Circle Hit With Class Action Lawsuit Over $285M Drift Protocol Hack
Circle has been hit with a class action lawsuit over the $285 million Drift Protocol hack, with plaintiffs arguing the company failed to freeze stolen USDC during an eight-hour window as funds moved across chains.
Quick Insights
- Circle is facing a class action lawsuit over the $285 million Drift Protocol exploit on Solana.
- Plaintiffs say stolen USDC moved for about eight hours through Circle’s cross-chain rails without being frozen.
- Circle says it freezes assets only when legally required, turning the case into a bigger test of what stablecoin issuers owe users during a live hack.
Circle is facing a class action lawsuit over the $285 million Drift Protocol hack, reviving one of the hardest questions in crypto. When stolen funds are moving through a stablecoin issuer’s own system in real time, what is that issuer supposed to do?
The case was filed on April 14 and centres on an eight-hour window after the April 1 exploit, when attackers allegedly moved roughly $232 million in USDC from Solana to Ethereum using Circle’s Cross-Chain Transfer Protocol. According to Decrypt’s report on the filing, the plaintiffs’ argument is not simply that funds were stolen, but that Circle had visibility into the flow and failed to step in while the money was still moving.
Circle Faces Lawsuit Over the $285M Drift Protocol Hack
That makes this about more than the exploit itself. Drift was hit in one of the biggest DeFi hacks of the year, and the fallout has now reached one of the market’s most important stablecoin issuers. The legal complaint turns a technical failure at a Solana trading platform into a broader test of how much responsibility centralised infrastructure providers should carry when hacks spill across chains.

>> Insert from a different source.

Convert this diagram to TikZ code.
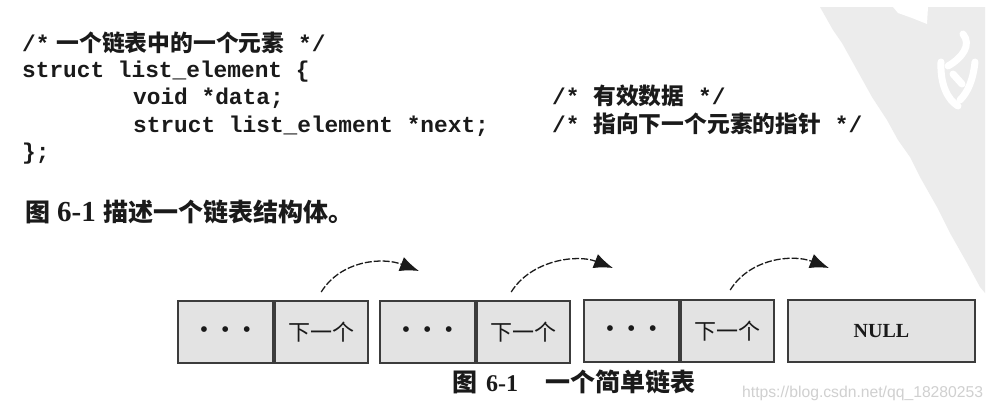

Drift later said the attack was linked to North Korean state-affiliated actors who had allegedly spent months infiltrating the company while posing as a quantitative trading firm. Chainalysis has also described the exploit as a highly coordinated operation with indicators consistent with DPRK-linked tactics, even though formal attribution remained pending.
Plaintiffs Say Stolen USDC Moved for 8 Hours Unfrozen
The heart of the lawsuit is the timeline. Lawyers for affected Drift investors say the attackers were able to use USDC and Circle’s own cross-chain infrastructure to move a large share of the proceeds over several hours instead of being cut off quickly. That is why the case has resonated beyond the usual courtroom noise around crypto losses.
In practical terms, it touches the gap between what users think stablecoin issuers can do and what those issuers say they should do. In the middle of a live exploit, users often assume freeze powers act like an emergency brake. The lawsuit is trying to turn that assumption into a legal expectation.
Stablecoins are sold as neutral settlement tools in normal conditions, but in a crisis the market tends to expect their issuers to behave more like gatekeepers. That tension is now at the centre of the case against Circle.
Circle Says USDC Freezes Require Legal Authority
Circle has pushed back firmly. In a recent company statement on accountability and open financial systems, Chief Strategy Officer Dante Disparte said the firm freezes USDC only when it is required to do so by law, not because it decides on its own that someone’s assets should be blocked. Circle’s position is that acting outside established legal process would create a different kind of danger, even when the pressure to intervene is intense.
That defence matters because it goes to the design of regulated stablecoins themselves. Circle wants USDC to look like compliant financial infrastructure, not a token whose issuer can arbitrarily reverse flows when public pressure spikes. The company laid that argument out in its April 10 blog post on accountability and rule of law, and the lawsuit now puts that stance under direct legal and reputational strain.
The Drift Hack Could Reshape Expectations for Stablecoin Issuers
This is why the case matters well beyond Circle and Drift. If plaintiffs gain traction, other stablecoin issuers may face growing pressure to intervene earlier and more aggressively in future hacks, especially when stolen funds are moving through systems they operate. If Circle’s defence holds, that would reinforce the idea that freeze powers are a legal tool rather than an on-demand rescue service.
The optics have already become harder for Circle because Drift later secured recovery commitments from other players, including Tether and additional partners. That does not settle the legal issue, but it changes the comparison. In one version of the story, Circle followed the rules. In another, it watched a huge slice of stolen USDC move across chains while competitors looked more responsive.
At a market level, the case also cuts into the long-running contradiction inside crypto. The industry still likes to talk in the language of decentralisation, but in moments of stress it leans heavily on centralised controls, legal authority and issuer discretion. For readers looking at the wider mechanics behind hacks, recoveries and protocol risk, our DeFi guide gives broader context on how these systems work once things go wrong.
That is the bigger significance of this lawsuit. It is not only about whether Circle should have frozen the funds. It is about whether stablecoin issuers can keep presenting themselves as neutral infrastructure when the market increasingly expects them to act as first responders.